- **GIVEN MATERIAL**:
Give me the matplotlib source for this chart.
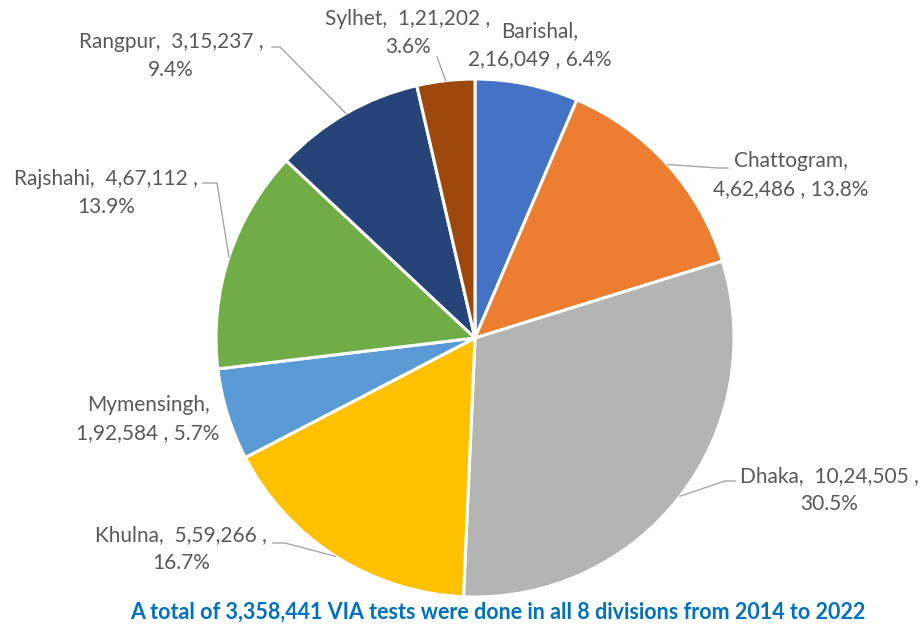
import matplotlib
matplotlib.use("Agg")
import numpy as np
import matplotlib.pyplot as plt

# data
divisions = ["Barishal", "Chattogram", "Dhaka", "Khulna",
             "Mymensingh", "Rajshahi", "Rangpur", "Sylhet"]
tests = [216049, 462486, 1024505, 559266, 192584, 467112, 315237, 121202]
value_text = ["2,16,049", "4,62,486", "10,24,505", "5,59,266",
              "1,92,584", "4,67,112", "3,15,237", "1,21,202"]
colors = ["#4472C4", "#ED7D31", "#B4B4B4", "#FFC000",
          "#5B9BD5", "#70AD47", "#264478", "#9E480E"]
title = "A total of 3,358,441 VIA tests were done in all 8 divisions from 2014 to 2022"

# layout (pixel coords, y from top)
W, H = 922, 630
cx, cy, R = 475, 338, 259
label_pos = [(540, 45), (791, 175), (829, 490), (181, 549),
             (148, 419), (106, 193), (171, 56), (408, 33)]
label_fmt = ["{n},\n{v} , {p}", "{n},\n{v} , {p}", "{n},  {v} ,\n{p}", "{n},  {v} ,\n{p}",
             "{n},\n{v} , {p}", "{n},  {v} ,\n{p}", "{n},  {v} ,\n{p}", "{n},  {v} ,\n{p}"]
line_gap = 28
# leader elbows (None = no leader line)
leaders = [None, [(718, 168), (728, 168)], [(725, 481), (735, 481)],
           [(285, 543), (273, 543)], None, [(217, 183), (203, 183)],
           [(280, 47), (272, 47)], [(437, 57)]]

plt.rcParams['font.family'] = ['Lato', 'DejaVu Sans']

fig = plt.figure(figsize=(W / 100, H / 100), dpi=100)
ax = fig.add_axes([0, 0, 1, 1])
ax.set_xlim(0, W)
ax.set_ylim(0, H)
ax.set_aspect('equal')
ax.axis('off')

def fy(y):
    return H - y

ax.pie(tests, colors=colors, startangle=90, counterclock=False,
       center=(cx, fy(cy)), radius=R,
       wedgeprops=dict(edgecolor='white', linewidth=2.2))
ax.set_xlim(0, W)
ax.set_ylim(0, H)

total = sum(tests)
cum = np.cumsum([0] + tests)
for i, name in enumerate(divisions):
    pct = "{:.1f}%".format(tests[i] / total * 100)
    lines = label_fmt[i].format(n=name, v=value_text[i], p=pct).split("\n")
    lx, ly = label_pos[i]
    y0 = ly - line_gap * (len(lines) - 1) / 2
    for k, line in enumerate(lines):
        ax.text(lx, fy(y0 + k * line_gap), line, ha='center', va='center',
                fontsize=15, color='#595959')
    if leaders[i] is not None:
        mid = (cum[i] + cum[i + 1]) / 2 / total * 2 * np.pi
        ex = cx + R * np.sin(mid)
        ey = cy - R * np.cos(mid)
        pts = [(ex, ey)] + leaders[i]
        ax.plot([p[0] for p in pts], [fy(p[1]) for p in pts],
                color='#A6A6A6', linewidth=1)

ax.text(498, fy(612), title, ha='center', va='center', fontsize=15.5,
        fontweight='bold', color='#0070C0')

fig.savefig("out.png", dpi=100)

- **WRITTEN TASK**: Using the material above, return every line exactly as it appears, minus the pictures.

- **OUTPUT OF THE TASK**:
Give me the matplotlib source for this chart.
import matplotlib
matplotlib.use("Agg")
import numpy as np
import matplotlib.pyplot as plt

# data
divisions = ["Barishal", "Chattogram", "Dhaka", "Khulna",
             "Mymensingh", "Rajshahi", "Rangpur", "Sylhet"]
tests = [216049, 462486, 1024505, 559266, 192584, 467112, 315237, 121202]
value_text = ["2,16,049", "4,62,486", "10,24,505", "5,59,266",
              "1,92,584", "4,67,112", "3,15,237", "1,21,202"]
colors = ["#4472C4", "#ED7D31", "#B4B4B4", "#FFC000",
          "#5B9BD5", "#70AD47", "#264478", "#9E480E"]
title = "A total of 3,358,441 VIA tests were done in all 8 divisions from 2014 to 2022"

# layout (pixel coords, y from top)
W, H = 922, 630
cx, cy, R = 475, 338, 259
label_pos = [(540, 45), (791, 175), (829, 490), (181, 549),
             (148, 419), (106, 193), (171, 56), (408, 33)]
label_fmt = ["{n},\n{v} , {p}", "{n},\n{v} , {p}", "{n},  {v} ,\n{p}", "{n},  {v} ,\n{p}",
             "{n},\n{v} , {p}", "{n},  {v} ,\n{p}", "{n},  {v} ,\n{p}", "{n},  {v} ,\n{p}"]
line_gap = 28
# leader elbows (None = no leader line)
leaders = [None, [(718, 168), (728, 168)], [(725, 481), (735, 481)],
           [(285, 543), (273, 543)], None, [(217, 183), (203, 183)],
           [(280, 47), (272, 47)], [(437, 57)]]

plt.rcParams['font.family'] = ['Lato', 'DejaVu Sans']

fig = plt.figure(figsize=(W / 100, H / 100), dpi=100)
ax = fig.add_axes([0, 0, 1, 1])
ax.set_xlim(0, W)
ax.set_ylim(0, H)
ax.set_aspect('equal')
ax.axis('off')

def fy(y):
    return H - y

ax.pie(tests, colors=colors, startangle=90, counterclock=False,
       center=(cx, fy(cy)), radius=R,
       wedgeprops=dict(edgecolor='white', linewidth=2.2))
ax.set_xlim(0, W)
ax.set_ylim(0, H)

total = sum(tests)
cum = np.cumsum([0] + tests)
for i, name in enumerate(divisions):
    pct = "{:.1f}%".format(tests[i] / total * 100)
    lines = label_fmt[i].format(n=name, v=value_text[i], p=pct).split("\n")
    lx, ly = label_pos[i]
    y0 = ly - line_gap * (len(lines) - 1) / 2
    for k, line in enumerate(lines):
        ax.text(lx, fy(y0 + k * line_gap), line, ha='center', va='center',
                fontsize=15, color='#595959')
    if leaders[i] is not None:
        mid = (cum[i] + cum[i + 1]) / 2 / total * 2 * np.pi
        ex = cx + R * np.sin(mid)
        ey = cy - R * np.cos(mid)
        pts = [(ex, ey)] + leaders[i]
        ax.plot([p[0] for p in pts], [fy(p[1]) for p in pts],
                color='#A6A6A6', linewidth=1)

ax.text(498, fy(612), title, ha='center', va='center', fontsize=15.5,
        fontweight='bold', color='#0070C0')

fig.savefig("out.png", dpi=100)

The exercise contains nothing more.